*What the exercise asks:* Copy exactly the lines from the line containing "What TikZ code" to the line containing "(0,0) rectangle (1010,640);", both lines included, and omit any pictures.

--- Data listing ---

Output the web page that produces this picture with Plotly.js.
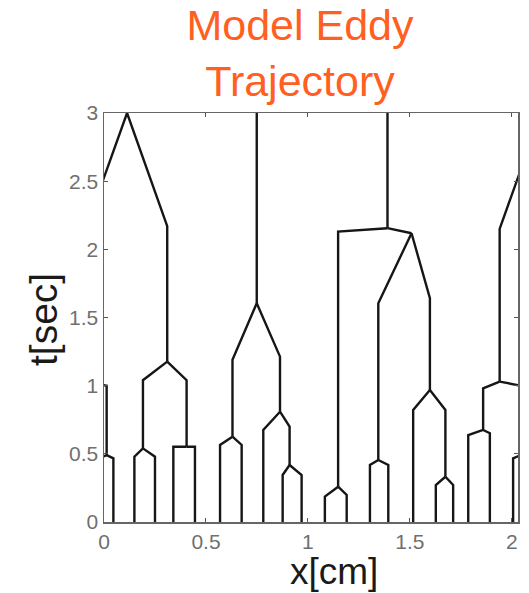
<!DOCTYPE html>
<html>
<head>
<meta charset="utf-8">
<script src="https://cdn.plot.ly/plotly-3.0.1.min.js"></script>
<style>
  html, body { margin: 0; padding: 0; background: #fff; }
  #chart { width: 529px; height: 593px; }
</style>
</head>
<body>
<div id="chart"></div>
<script>
// Periodic domain length in x (cm); eddies leaving one side re-enter on the other.
const domainLength = 2.03;

// Each eddy: horizontal position x [cm], time it joins its parent (top) and
// time it splits into children or reaches t = 0 (bottom), and its parent index.
// Positions are unwrapped, so a few sit just outside [0, domainLength].
const eddyX = [
  0.113, 0.31, -0.09, 0.191, 0.405, 0.149, 0.25, 0.34, 0.446,
  -0.171, 0.013, -0.244, -0.138, 0.046, -0.024,
  0.749, 0.63, 0.863, 0.569, 0.675, 0.781, 0.91, 0.876, 0.969,
  1.39, 1.148, 1.508, 1.083, 1.19, 1.345, 1.598, 1.304, 1.394, 1.516, 1.674, 1.627, 1.712
];
const eddyTop = [
  3.3, 2.17, 2.15, 1.04, 1.04, 0.479, 0.479, 0.552, 0.552,
  0.98, 1.0, 0.638, 0.651, 0.467, 0.467,
  3.3, 1.19, 1.213, 0.565, 0.565, 0.675, 0.70, 0.345, 0.345,
  3.3, 2.13, 2.118, 0.186, 0.198, 1.605, 1.641, 0.418, 0.418, 0.822, 0.822, 0.271, 0.271
];
const eddyBottom = [
  3.0, 1.176, 1.03, 0.54, 0.552, 0, 0, 0, 0,
  0.675, 0.49, 0, 0, 0, 0,
  1.605, 0.626, 0.809, 0, 0, 0, 0.418, 0, 0,
  2.155, 0.259, 2.118, 0, 0, 0.455, 0.968, 0, 0, 0, 0.332, 0, 0
];
const eddyParent = [
  -1, 0, 0, 1, 1, 3, 3, 4, 4,
  2, 2, 9, 9, 10, 10,
  -1, 15, 15, 16, 16, 17, 17, 21, 21,
  -1, 24, 24, 25, 25, 26, 26, 29, 29, 30, 30, 34, 34
];

const xTicks = [0, 0.5, 1, 1.5, 2];
const xTickText = ['0', '0.5', '1', '1.5', '2'];
const tTicks = [0, 0.5, 1, 1.5, 2, 2.5, 3];
const tTickText = ['0', '0.5', '1', '1.5', '2', '2.5', '3'];

// Build the branch polylines: from the parent's split point to the eddy's
// top, then straight down to where the eddy itself splits (or t = 0).
const xs = [], ts = [];
const shifts = [-domainLength, 0, domainLength];
for (const s of shifts) {
  for (let i = 0; i < eddyX.length; i++) {
    const p = eddyParent[i];
    if (p >= 0) {
      xs.push(eddyX[p] + s);
      ts.push(eddyBottom[p]);
    }
    xs.push(eddyX[i] + s, eddyX[i] + s);
    ts.push(eddyTop[i], eddyBottom[i]);
    xs.push(null);
    ts.push(null);
  }
}

const trace = {
  type: 'scatter',
  mode: 'lines',
  x: xs,
  y: ts,
  connectgaps: false,
  line: { color: '#161616', width: 2.4 },
  hoverinfo: 'skip',
  showlegend: false
};

const tickFont = { family: 'Liberation Sans, Arial, sans-serif', size: 21, color: '#707070' };

const layout = {
  width: 529,
  height: 593,
  margin: { l: 104, r: 11, t: 113, b: 71, pad: 0 },
  paper_bgcolor: '#ffffff',
  plot_bgcolor: '#ffffff',
  showlegend: false,
  title: {
    text: 'Model Eddy<br>Trajectory',
    font: { family: 'Liberation Sans, Arial, sans-serif', size: 43, color: '#FF5F1F' },
    x: 300 / 529,
    xanchor: 'center',
    xref: 'container',
    yref: 'container',
    y: 0.932,
    yanchor: 'top'
  },
  xaxis: {
    range: [0, domainLength],
    tickmode: 'array',
    tickvals: xTicks,
    ticktext: xTickText,
    ticks: 'inside',
    ticklen: 4,
    tickcolor: '#555',
    mirror: 'ticks',
    showline: true,
    linecolor: '#666',
    linewidth: 1.5,
    showgrid: false,
    zeroline: false,
    tickfont: tickFont
  },
  yaxis: {
    range: [0, 3],
    tickmode: 'array',
    tickvals: tTicks,
    ticktext: tTickText,
    ticks: 'inside',
    ticklen: 4,
    tickcolor: '#555',
    mirror: 'ticks',
    showline: true,
    linecolor: '#666',
    linewidth: 1.5,
    showgrid: false,
    zeroline: false,
    tickfont: tickFont
  },
  annotations: [
    {
      text: 'x[cm]',
      xref: 'paper', yref: 'paper',
      x: (334 - 104) / 414, y: (522 - 571) / 409,
      xanchor: 'center', yanchor: 'middle',
      showarrow: false,
      font: { family: 'Liberation Sans, Arial, sans-serif', size: 37, color: '#1a1a1a' }
    },
    {
      text: 't[sec]',
      xref: 'paper', yref: 'paper',
      x: (43 - 104) / 414, y: (522 - 320) / 409,
      xanchor: 'center', yanchor: 'middle',
      textangle: -90,
      showarrow: false,
      font: { family: 'Liberation Sans, Arial, sans-serif', size: 39, color: '#1a1a1a' }
    }
  ]
};

Plotly.newPlot('chart', [trace], layout, { staticPlot: true, displayModeBar: false });
</script>
</body>
</html>
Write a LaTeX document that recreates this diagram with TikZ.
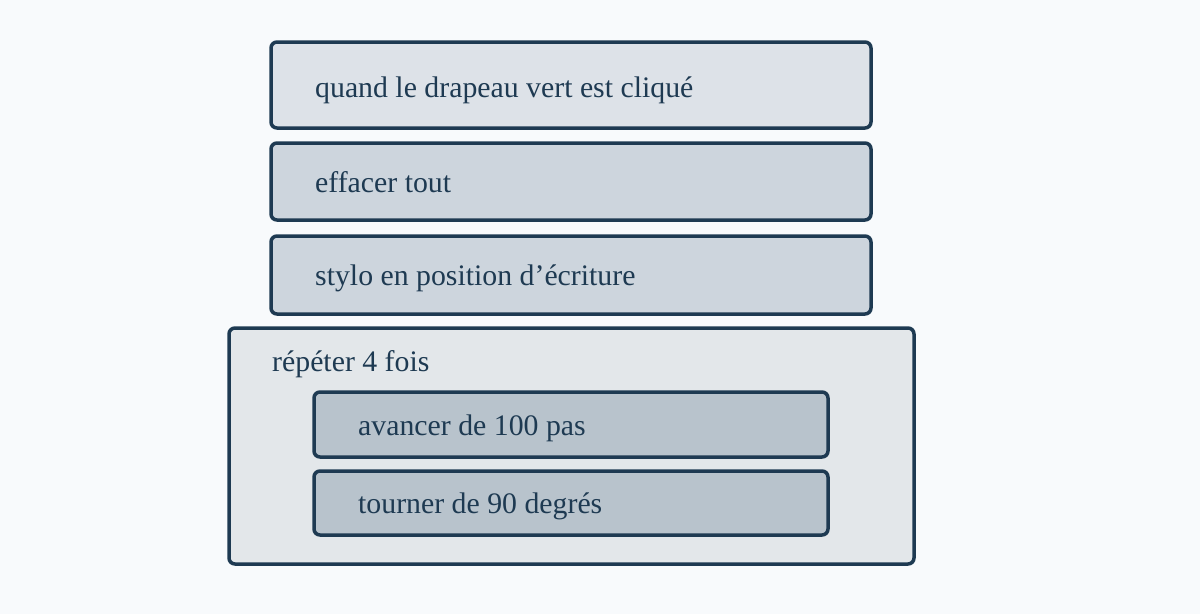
\documentclass[tikz,border=0pt]{standalone}
\usepackage{fontspec}
\setmainfont{Liberation Serif}
\definecolor{bg}{HTML}{F8FAFC}
\definecolor{ink}{HTML}{1E3A52}
\definecolor{fa}{HTML}{DDE2E8}
\definecolor{fb}{HTML}{CDD5DD}
\definecolor{fo}{HTML}{E3E7EA}
\definecolor{fi}{HTML}{B8C3CC}
\begin{document}
\begin{tikzpicture}[x=1pt,y=-1pt,
  blk/.style={draw=ink,line width=3.5pt,rounded corners=6pt,anchor=north west,inner sep=0pt,outer sep=0pt},
  lbl/.style={anchor=base west,inner sep=0pt,text=ink,font=\fontsize{29.8}{34}\selectfont}]
\fill[bg] (0,0) rectangle (1200,614);
\useasboundingbox (0,0) rectangle (1200,614);
\node[blk,fill=fa,minimum width=600pt,minimum height=86pt] (b1) at (271,42) {};
\node[blk,fill=fb,minimum width=600pt,minimum height=77pt] (b2) at (271,143) {};
\node[blk,fill=fb,minimum width=600pt,minimum height=78pt] (b3) at (271,236) {};
\node[blk,fill=fo,minimum width=685pt,minimum height=236pt] (b4) at (229,328) {};
\node[blk,fill=fi,minimum width=514pt,minimum height=65pt] (b5) at (314,392) {};
\node[blk,fill=fi,minimum width=514pt,minimum height=64pt] (b6) at (314,471) {};
\node[lbl] (t1) at (315,97) {quand le drapeau vert est cliqué};
\node[lbl] (t2) at (315,192) {effacer tout};
\node[lbl] (t3) at (315,285) {stylo en position d’écriture};
\node[lbl] (t4) at (272,371) {répéter 4 fois};
\node[lbl] (t5) at (358,435) {avancer de 100 pas};
\node[lbl] (t6) at (358,513) {tourner de 90 degrés};
\end{tikzpicture}
\end{document}
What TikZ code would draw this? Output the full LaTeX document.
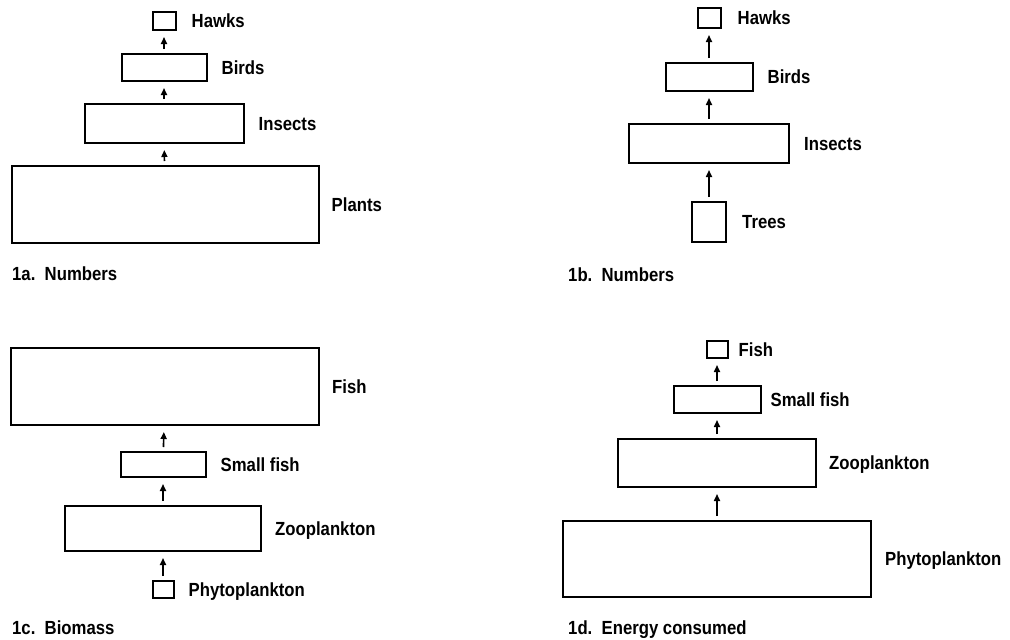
\documentclass[tikz,border=0pt]{standalone}
\usepackage{fontspec}
\setmainfont{Liberation Sans}[FakeStretch=0.88]
\usetikzlibrary{arrows.meta,positioning}

\begin{document}
\begin{tikzpicture}[
  x=1pt, y=-1pt,
  tier/.style 2 args={draw, line width=2pt, inner sep=0pt, minimum width=#1, minimum height=#2},
  tag/.style={inner sep=0pt, yshift=-3pt, font=\bfseries\fontsize{19}{22}\selectfont, text height=0.72em, text depth=0pt},
  caption/.style={anchor=west, inner sep=0pt, font=\bfseries\fontsize{19}{22}\selectfont, text height=0.72em, text depth=0pt},
  feed/.style={-{Triangle[length=7pt,width=6pt]}, line width=1.6pt, shorten <=4pt, shorten >=6pt}
]
\useasboundingbox (0,0) rectangle (1010,640);

% 1a
\node[tier={23}{18}] (hawksA) at (164,21) {};
\node[tier={85}{27}] (birdsA) at (164,67.5) {};
\node[tier={159}{39}] (insectsA) at (164,123.5) {};
\node[tier={307}{77}] (plantsA) at (165,204.5) {};
\node[tag, right=15pt of hawksA] (hawksAtag) {Hawks};
\node[tag, right=14pt of birdsA] (birdsAtag) {Birds};
\node[tag, right=14pt of insectsA] (insectsAtag) {Insects};
\node[tag, right=12pt of plantsA] (plantsAtag) {Plants};
\node[caption] (capA) at (12,277) {1a.\ \ Numbers};
\draw[feed] (birdsA) -- (hawksA);
\draw[feed] (insectsA) -- (birdsA);
\draw[feed] (plantsA) -- (insectsA);

% 1b
\node[tier={23}{20}] (hawksB) at (709,18) {};
\node[tier={87}{28}] (birdsB) at (709,77) {};
\node[tier={160}{39}] (insectsB) at (709,143.5) {};
\node[tier={34}{40}] (treesB) at (709,222) {};
\node[tag, right=16pt of hawksB] (hawksBtag) {Hawks};
\node[tag, right=14pt of birdsB] (birdsBtag) {Birds};
\node[tag, right=14pt of insectsB] (insectsBtag) {Insects};
\node[tag, right=15pt of treesB] (treesBtag) {Trees};
\node[caption] (capB) at (568,278) {1b.\ \ Numbers};
\draw[feed] (birdsB) -- (hawksB);
\draw[feed] (insectsB) -- (birdsB);
\draw[feed] (treesB) -- (insectsB);

% 1c
\node[tier={308}{77}] (fishC) at (165,386.5) {};
\node[tier={85}{25}] (smallC) at (163,464.5) {};
\node[tier={196}{45}] (zooC) at (163,528.5) {};
\node[tier={21}{17}] (phytoC) at (163,589.5) {};
\node[tag, right=12pt of fishC] (fishCtag) {Fish};
\node[tag, right=14pt of smallC] (smallCtag) {Small fish};
\node[tag, right=13pt of zooC] (zooCtag) {Zooplankton};
\node[tag, right=14pt of phytoC] (phytoCtag) {Phytoplankton};
\node[caption] (capC) at (12,631) {1c.\ \ Biomass};
\draw[feed] (smallC) -- (fishC);
\draw[feed] (zooC) -- (smallC);
\draw[feed] (phytoC) -- (zooC);

% 1d
\node[tier={21}{17}] (fishD) at (717,349.5) {};
\node[tier={87}{27}] (smallD) at (717,399.5) {};
\node[tier={198}{48}] (zooD) at (717,463) {};
\node[tier={308}{76}] (phytoD) at (717,559) {};
\node[tag, right=10pt of fishD] (fishDtag) {Fish};
\node[tag, right=9pt of smallD] (smallDtag) {Small fish};
\node[tag, right=12pt of zooD] (zooDtag) {Zooplankton};
\node[tag, right=13pt of phytoD] (phytoDtag) {Phytoplankton};
\node[caption] (capD) at (568,631) {1d.\ \ Energy consumed};
\draw[feed] (smallD) -- (fishD);
\draw[feed] (zooD) -- (smallD);
\draw[feed] (phytoD) -- (zooD);

\end{tikzpicture}
\end{document}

---

*Correct result:*
What TikZ code would draw this? Output the full LaTeX document.
\documentclass[tikz,border=0pt]{standalone}
\usepackage{fontspec}
\setmainfont{Liberation Sans}[FakeStretch=0.88]
\usetikzlibrary{arrows.meta,positioning}

\begin{document}
\begin{tikzpicture}[
  x=1pt, y=-1pt,
  tier/.style 2 args={draw, line width=2pt, inner sep=0pt, minimum width=#1, minimum height=#2},
  tag/.style={inner sep=0pt, yshift=-3pt, font=\bfseries\fontsize{19}{22}\selectfont, text height=0.72em, text depth=0pt},
  caption/.style={anchor=west, inner sep=0pt, font=\bfseries\fontsize{19}{22}\selectfont, text height=0.72em, text depth=0pt},
  feed/.style={-{Triangle[length=7pt,width=6pt]}, line width=1.6pt, shorten <=4pt, shorten >=6pt}
]
\useasboundingbox (0,0) rectangle (1010,640);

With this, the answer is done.